| AIM OF THE EXERCISE |
Write out each line of the listing as it stands, without the images.

| SOURCE DATA |
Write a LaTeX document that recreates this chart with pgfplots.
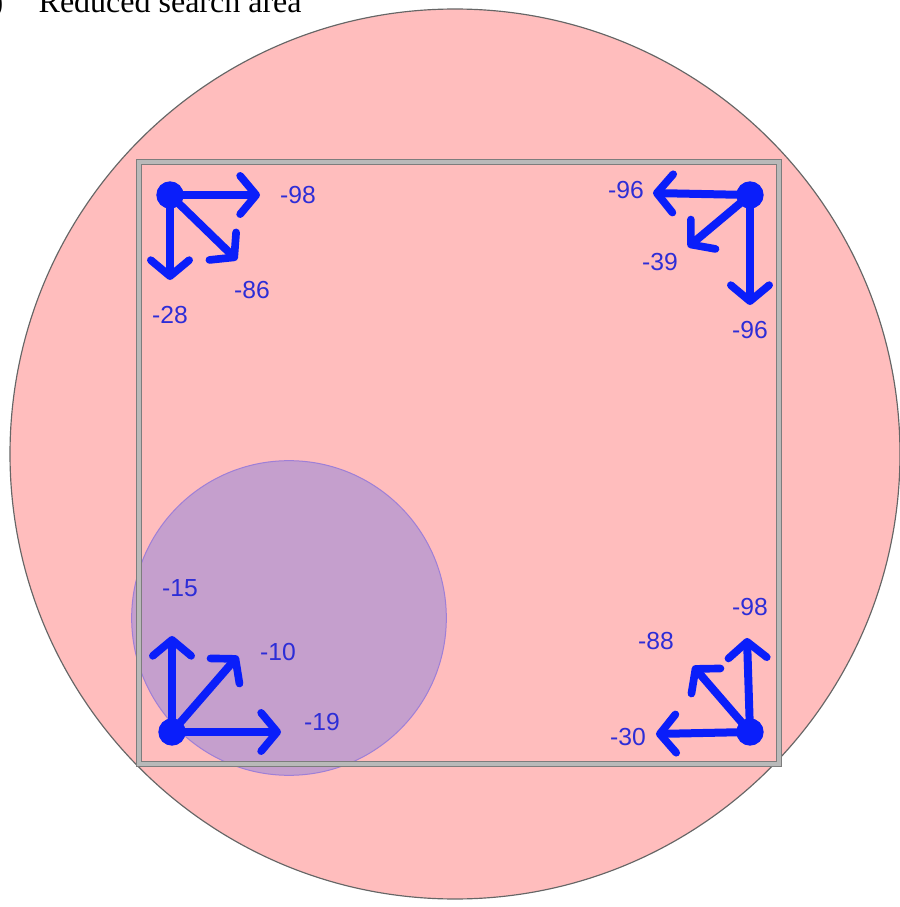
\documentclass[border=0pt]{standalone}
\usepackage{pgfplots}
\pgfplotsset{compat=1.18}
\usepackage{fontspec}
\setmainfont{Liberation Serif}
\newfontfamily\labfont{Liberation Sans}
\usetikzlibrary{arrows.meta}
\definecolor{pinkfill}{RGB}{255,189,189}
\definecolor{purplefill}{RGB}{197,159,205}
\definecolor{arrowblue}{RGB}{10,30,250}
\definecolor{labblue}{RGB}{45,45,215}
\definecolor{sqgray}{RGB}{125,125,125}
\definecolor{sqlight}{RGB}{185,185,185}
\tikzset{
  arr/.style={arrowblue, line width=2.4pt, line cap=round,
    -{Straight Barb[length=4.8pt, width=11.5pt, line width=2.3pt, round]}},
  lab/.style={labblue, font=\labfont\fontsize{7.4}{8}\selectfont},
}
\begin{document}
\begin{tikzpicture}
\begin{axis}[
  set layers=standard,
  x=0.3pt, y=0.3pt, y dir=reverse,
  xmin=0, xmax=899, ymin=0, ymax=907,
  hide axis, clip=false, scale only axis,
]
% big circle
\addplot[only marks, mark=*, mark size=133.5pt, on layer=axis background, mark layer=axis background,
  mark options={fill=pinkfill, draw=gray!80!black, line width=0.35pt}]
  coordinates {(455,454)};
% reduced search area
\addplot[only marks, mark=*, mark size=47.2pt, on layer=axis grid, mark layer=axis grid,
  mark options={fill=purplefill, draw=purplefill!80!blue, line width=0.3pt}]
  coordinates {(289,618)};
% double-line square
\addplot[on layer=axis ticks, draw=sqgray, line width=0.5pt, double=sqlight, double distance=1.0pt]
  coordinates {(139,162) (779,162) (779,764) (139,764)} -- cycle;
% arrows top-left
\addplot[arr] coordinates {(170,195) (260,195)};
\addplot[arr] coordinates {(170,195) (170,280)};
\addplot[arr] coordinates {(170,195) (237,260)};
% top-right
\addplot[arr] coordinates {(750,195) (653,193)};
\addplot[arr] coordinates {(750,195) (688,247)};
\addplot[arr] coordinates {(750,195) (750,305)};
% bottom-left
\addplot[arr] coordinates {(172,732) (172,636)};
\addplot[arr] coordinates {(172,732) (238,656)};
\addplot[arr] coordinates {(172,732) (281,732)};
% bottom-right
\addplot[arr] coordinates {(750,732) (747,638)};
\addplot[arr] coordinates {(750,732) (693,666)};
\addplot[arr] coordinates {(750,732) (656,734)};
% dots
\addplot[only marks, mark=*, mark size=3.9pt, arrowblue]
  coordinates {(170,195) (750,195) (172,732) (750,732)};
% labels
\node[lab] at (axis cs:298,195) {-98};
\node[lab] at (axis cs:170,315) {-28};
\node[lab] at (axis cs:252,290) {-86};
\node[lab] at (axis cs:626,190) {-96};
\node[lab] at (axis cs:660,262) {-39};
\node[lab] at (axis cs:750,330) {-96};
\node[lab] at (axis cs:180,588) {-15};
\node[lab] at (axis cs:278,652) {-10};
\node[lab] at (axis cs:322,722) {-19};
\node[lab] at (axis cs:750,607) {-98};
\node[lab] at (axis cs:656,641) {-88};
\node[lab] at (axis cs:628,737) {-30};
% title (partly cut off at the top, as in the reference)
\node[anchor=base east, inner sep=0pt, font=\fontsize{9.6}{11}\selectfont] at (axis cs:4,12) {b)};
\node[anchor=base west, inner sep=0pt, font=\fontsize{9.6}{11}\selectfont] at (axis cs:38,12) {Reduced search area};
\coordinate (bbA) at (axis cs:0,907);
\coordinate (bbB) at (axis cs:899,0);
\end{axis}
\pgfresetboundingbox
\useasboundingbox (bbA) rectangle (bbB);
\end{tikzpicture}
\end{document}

| EXPECTED OUTPUT |
Write a LaTeX document that recreates this chart with pgfplots.
\documentclass[border=0pt]{standalone}
\usepackage{pgfplots}
\pgfplotsset{compat=1.18}
\usepackage{fontspec}
\setmainfont{Liberation Serif}
\newfontfamily\labfont{Liberation Sans}
\usetikzlibrary{arrows.meta}
\definecolor{pinkfill}{RGB}{255,189,189}
\definecolor{purplefill}{RGB}{197,159,205}
\definecolor{arrowblue}{RGB}{10,30,250}
\definecolor{labblue}{RGB}{45,45,215}
\definecolor{sqgray}{RGB}{125,125,125}
\definecolor{sqlight}{RGB}{185,185,185}
\tikzset{
  arr/.style={arrowblue, line width=2.4pt, line cap=round,
    -{Straight Barb[length=4.8pt, width=11.5pt, line width=2.3pt, round]}},
  lab/.style={labblue, font=\labfont\fontsize{7.4}{8}\selectfont},
}
\begin{document}
\begin{tikzpicture}
\begin{axis}[
  set layers=standard,
  x=0.3pt, y=0.3pt, y dir=reverse,
  xmin=0, xmax=899, ymin=0, ymax=907,
  hide axis, clip=false, scale only axis,
]
% big circle
\addplot[only marks, mark=*, mark size=133.5pt, on layer=axis background, mark layer=axis background,
  mark options={fill=pinkfill, draw=gray!80!black, line width=0.35pt}]
  coordinates {(455,454)};
% reduced search area
\addplot[only marks, mark=*, mark size=47.2pt, on layer=axis grid, mark layer=axis grid,
  mark options={fill=purplefill, draw=purplefill!80!blue, line width=0.3pt}]
  coordinates {(289,618)};
% double-line square
\addplot[on layer=axis ticks, draw=sqgray, line width=0.5pt, double=sqlight, double distance=1.0pt]
  coordinates {(139,162) (779,162) (779,764) (139,764)} -- cycle;
% arrows top-left
\addplot[arr] coordinates {(170,195) (260,195)};
\addplot[arr] coordinates {(170,195) (170,280)};
\addplot[arr] coordinates {(170,195) (237,260)};
% top-right
\addplot[arr] coordinates {(750,195) (653,193)};
\addplot[arr] coordinates {(750,195) (688,247)};
\addplot[arr] coordinates {(750,195) (750,305)};
% bottom-left
\addplot[arr] coordinates {(172,732) (172,636)};
\addplot[arr] coordinates {(172,732) (238,656)};
\addplot[arr] coordinates {(172,732) (281,732)};
% bottom-right
\addplot[arr] coordinates {(750,732) (747,638)};
\addplot[arr] coordinates {(750,732) (693,666)};
\addplot[arr] coordinates {(750,732) (656,734)};
% dots
\addplot[only marks, mark=*, mark size=3.9pt, arrowblue]
  coordinates {(170,195) (750,195) (172,732) (750,732)};
% labels
\node[lab] at (axis cs:298,195) {-98};
\node[lab] at (axis cs:170,315) {-28};
\node[lab] at (axis cs:252,290) {-86};
\node[lab] at (axis cs:626,190) {-96};
\node[lab] at (axis cs:660,262) {-39};
\node[lab] at (axis cs:750,330) {-96};
\node[lab] at (axis cs:180,588) {-15};
\node[lab] at (axis cs:278,652) {-10};
\node[lab] at (axis cs:322,722) {-19};
\node[lab] at (axis cs:750,607) {-98};
\node[lab] at (axis cs:656,641) {-88};
\node[lab] at (axis cs:628,737) {-30};
% title (partly cut off at the top, as in the reference)
\node[anchor=base east, inner sep=0pt, font=\fontsize{9.6}{11}\selectfont] at (axis cs:4,12) {b)};
\node[anchor=base west, inner sep=0pt, font=\fontsize{9.6}{11}\selectfont] at (axis cs:38,12) {Reduced search area};
\coordinate (bbA) at (axis cs:0,907);
\coordinate (bbB) at (axis cs:899,0);
\end{axis}
\pgfresetboundingbox
\useasboundingbox (bbA) rectangle (bbB);
\end{tikzpicture}
\end{document}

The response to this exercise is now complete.